Grigory Siemyonov, the Cossack leader held out the longest. He looked critically on Ukrainian ambitions, but thanks in part to Japanese support welded his forces into United front. But his forces continued to fight as most of the units, to fight an irregular war until 1922. The Bolsheviks and die-hard Whites under Mikail Diterikhs, increasingly marginalised these forces.
After the Bolsheviks finally took control, the participation of the Ukrainian population diminished. During the first Soviet census of 1926, Ukrainians constituted barely a quarter of the population. The politically dubious elements were replaced by the authorities and replaced by new populations as political repression ensued.

These were the first years of the new regime and the court verdicts given out were relatively lenient as far as the Soviets went. The Prime Minister Yuri Gluschko-Movka recived a three year sentence despite being accused of attempting to secede from the Soviet Union.

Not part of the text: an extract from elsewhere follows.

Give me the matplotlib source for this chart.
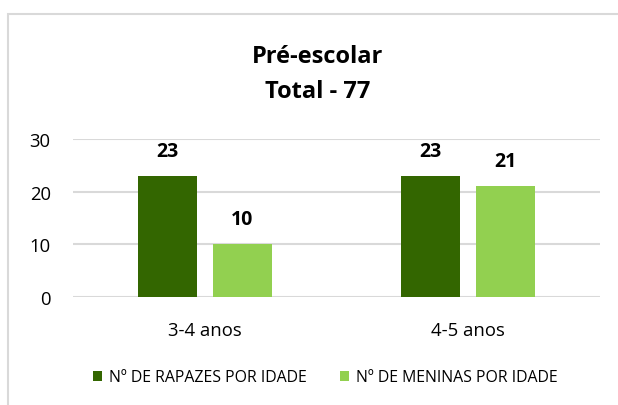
import matplotlib
matplotlib.use("Agg")
import matplotlib.pyplot as plt
from matplotlib.patches import Rectangle, Patch
import numpy as np

categories = ["3-4 anos", "4-5 anos"]
rapazes = [23, 23]
meninas = [10, 21]
series_names = ["Nº DE RAPAZES POR IDADE", "Nº DE MENINAS POR IDADE"]
yticks = [0, 10, 20, 30]
title_lines = ["Pré-escolar", "Total - 77"]

plt.rcParams['font.family'] = ['Open Sans', 'DejaVu Sans']

W, H = 618, 406
dpi = 100
fig = plt.figure(figsize=(W / dpi, H / dpi), dpi=dpi)
fig.patch.set_facecolor("white")

# outer chart frame (cropped)
fig.add_artist(Rectangle((8 / W, -0.1), 1.2, 1 - 15 / H + 0.1, transform=fig.transFigure,
                         fill=False, edgecolor="#D9D9D9", linewidth=1.5))

ax = fig.add_axes([73 / W, 1 - 298 / H, (600 - 73) / W, (298 - 140) / H])
x = np.arange(len(categories))
w = 0.224
off = 0.142
dark = "#336600"
light = "#92D050"
b1 = ax.bar(x - off, rapazes, w, color=dark, zorder=3)
b2 = ax.bar(x + off, meninas, w, color=light, zorder=3)

for bars, vals in ((b1, rapazes), (b2, meninas)):
    for rect, v in zip(bars, vals):
        ax.annotate(str(v), (rect.get_x() + rect.get_width() / 2, rect.get_height()),
                    xytext=(0, 18), textcoords="offset points", ha="center", va="center",
                    fontsize=14, fontweight="bold", color="black")

ax.set_xlim(-0.5, 1.5)
ax.set_ylim(0, 30)
ax.set_yticks(yticks)
ax.set_xticks(x)
ax.set_xticklabels(categories)
ax.tick_params(axis="both", length=0, labelsize=13.3, colors="black")
ax.tick_params(axis="y", pad=16)
ax.tick_params(axis="x", pad=17)
ax.grid(axis="y", color="#D9D9D9", linewidth=1.5, zorder=0)
for s in ax.spines.values():
    s.set_visible(False)

for line, yb in zip(title_lines, (63, 98)):
    fig.text(318 / W, 1 - yb / H, line, ha="center", va="baseline", fontsize=17,
             fontweight="bold")

handles = [Patch(facecolor=dark), Patch(facecolor=light)]
fig.legend(handles, series_names, loc="center", bbox_to_anchor=(325.5 / W, 1 - 378.5 / H),
           ncol=2, frameon=False, fontsize=11.4, handlelength=0.55, handleheight=0.6,
           handletextpad=0.45, columnspacing=2.1)

fig.savefig("out.png", dpi=dpi)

Gluschko didn’t stop fighting however. He fled to the Soviet Ukraine during the 1930s under a pseudonym and finished his studies in his fifties. He contacted independence sympathisers and in 1941 became a part of the short-lived Ukrainian National Council based in Kiev. This body lasted less than a month before being wound up by the Germans who feared its growing popularity.

Only the flag remained, similar to that of Czechoslovakia. Added to the Ukrainian yellow and blue was the green triangle at the hoist. It’s a curio nowadays, perhaps just for vexillologists, one who studies flags. Who knows what the reaction at the Kremlin would be if it were to be unfurled on the Red Square itself, for example.